Where once there were an abundance of live instruments interspersed with samples, there is now a heart and body of sequencing, strong electronica-style drum programming, and cutting guitar lines, with the same familiar vocal style of the previous incarnation, possibly more frenetic and obscure, but with more hooks and catchy choruses than ever. It may not be totally impressive at first, but with every consecutive listen it drags you back, always ready for more. No song ever gives too much of any one thing. Never is a song too guitar-heavy or too electronics-heavy to not be enjoyable to any person. I could name the good points of the album’s tracks, the highlights, but I would only end up telling you about every track on the album and run completely out of adjectives.

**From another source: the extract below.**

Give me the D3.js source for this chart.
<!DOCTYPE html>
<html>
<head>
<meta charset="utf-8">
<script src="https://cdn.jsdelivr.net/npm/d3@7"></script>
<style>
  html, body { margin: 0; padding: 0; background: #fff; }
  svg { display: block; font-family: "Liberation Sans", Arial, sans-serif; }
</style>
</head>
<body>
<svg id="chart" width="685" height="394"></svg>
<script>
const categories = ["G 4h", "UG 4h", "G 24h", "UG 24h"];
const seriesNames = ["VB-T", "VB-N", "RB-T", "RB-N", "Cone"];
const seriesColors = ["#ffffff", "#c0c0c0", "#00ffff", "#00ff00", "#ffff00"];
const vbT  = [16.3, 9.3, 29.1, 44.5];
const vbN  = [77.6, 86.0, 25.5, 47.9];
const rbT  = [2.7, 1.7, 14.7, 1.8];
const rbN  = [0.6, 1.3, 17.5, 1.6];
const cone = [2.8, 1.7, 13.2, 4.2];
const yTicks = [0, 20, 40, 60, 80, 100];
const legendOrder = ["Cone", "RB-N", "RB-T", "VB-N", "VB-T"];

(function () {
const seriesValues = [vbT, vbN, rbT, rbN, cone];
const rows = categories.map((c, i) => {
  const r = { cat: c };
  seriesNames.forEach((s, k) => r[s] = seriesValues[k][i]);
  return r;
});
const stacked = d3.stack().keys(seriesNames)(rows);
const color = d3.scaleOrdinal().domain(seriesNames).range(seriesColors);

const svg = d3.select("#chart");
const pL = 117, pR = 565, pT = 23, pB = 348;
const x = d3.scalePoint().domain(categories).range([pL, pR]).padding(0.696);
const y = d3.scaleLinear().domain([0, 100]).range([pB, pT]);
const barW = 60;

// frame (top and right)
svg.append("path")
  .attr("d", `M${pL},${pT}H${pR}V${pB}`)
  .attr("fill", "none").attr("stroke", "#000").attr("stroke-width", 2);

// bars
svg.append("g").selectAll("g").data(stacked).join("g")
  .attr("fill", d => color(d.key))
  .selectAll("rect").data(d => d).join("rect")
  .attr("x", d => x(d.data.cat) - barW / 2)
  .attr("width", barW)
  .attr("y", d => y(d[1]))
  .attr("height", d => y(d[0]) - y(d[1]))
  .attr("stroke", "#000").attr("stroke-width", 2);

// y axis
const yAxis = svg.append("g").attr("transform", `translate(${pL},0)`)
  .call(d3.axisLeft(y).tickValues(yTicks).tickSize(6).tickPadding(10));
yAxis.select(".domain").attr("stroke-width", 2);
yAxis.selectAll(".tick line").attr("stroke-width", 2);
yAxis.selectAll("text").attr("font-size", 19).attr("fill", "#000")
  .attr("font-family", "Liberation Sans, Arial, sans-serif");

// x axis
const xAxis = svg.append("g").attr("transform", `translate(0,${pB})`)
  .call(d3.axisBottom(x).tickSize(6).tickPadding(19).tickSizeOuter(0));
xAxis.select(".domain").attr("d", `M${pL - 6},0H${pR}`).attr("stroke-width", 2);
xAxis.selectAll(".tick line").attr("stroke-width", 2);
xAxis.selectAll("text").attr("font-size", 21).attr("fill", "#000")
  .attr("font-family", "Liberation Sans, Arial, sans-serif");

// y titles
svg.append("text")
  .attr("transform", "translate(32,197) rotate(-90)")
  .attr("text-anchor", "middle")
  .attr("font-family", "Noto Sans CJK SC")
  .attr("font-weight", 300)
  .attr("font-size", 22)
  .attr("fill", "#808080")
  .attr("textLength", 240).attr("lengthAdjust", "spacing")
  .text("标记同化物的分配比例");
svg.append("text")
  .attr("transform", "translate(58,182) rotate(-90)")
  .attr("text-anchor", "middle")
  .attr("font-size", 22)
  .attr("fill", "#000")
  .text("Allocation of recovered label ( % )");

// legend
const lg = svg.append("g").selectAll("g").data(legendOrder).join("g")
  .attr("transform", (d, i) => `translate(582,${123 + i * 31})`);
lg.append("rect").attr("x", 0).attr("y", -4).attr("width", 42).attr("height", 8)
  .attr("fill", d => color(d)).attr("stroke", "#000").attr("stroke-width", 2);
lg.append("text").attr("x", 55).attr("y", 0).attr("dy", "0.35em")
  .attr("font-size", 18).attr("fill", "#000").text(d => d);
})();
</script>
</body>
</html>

Every song is worth listening to and nothing can stand out as a highlight when each track is just as enjoyable as the last. I don’t think I can give better praise than to say that I’ve listened to this album at least once a day for past three months straight and I don’t think I’ll stop anytime soon. Envision an album that makes you forget about how redundant and cliché the old guard of industrial rock has become, forget how most of the good synthcore and coldwave bands have moved away from all elements that made them “industrial”, forget how most people would rather have rehashed 80’s new wave music in the form of “futurepop” than to try something truly new and revolutionary. Imagine all this, then listen to “Unfinished Business” and watch it all come true.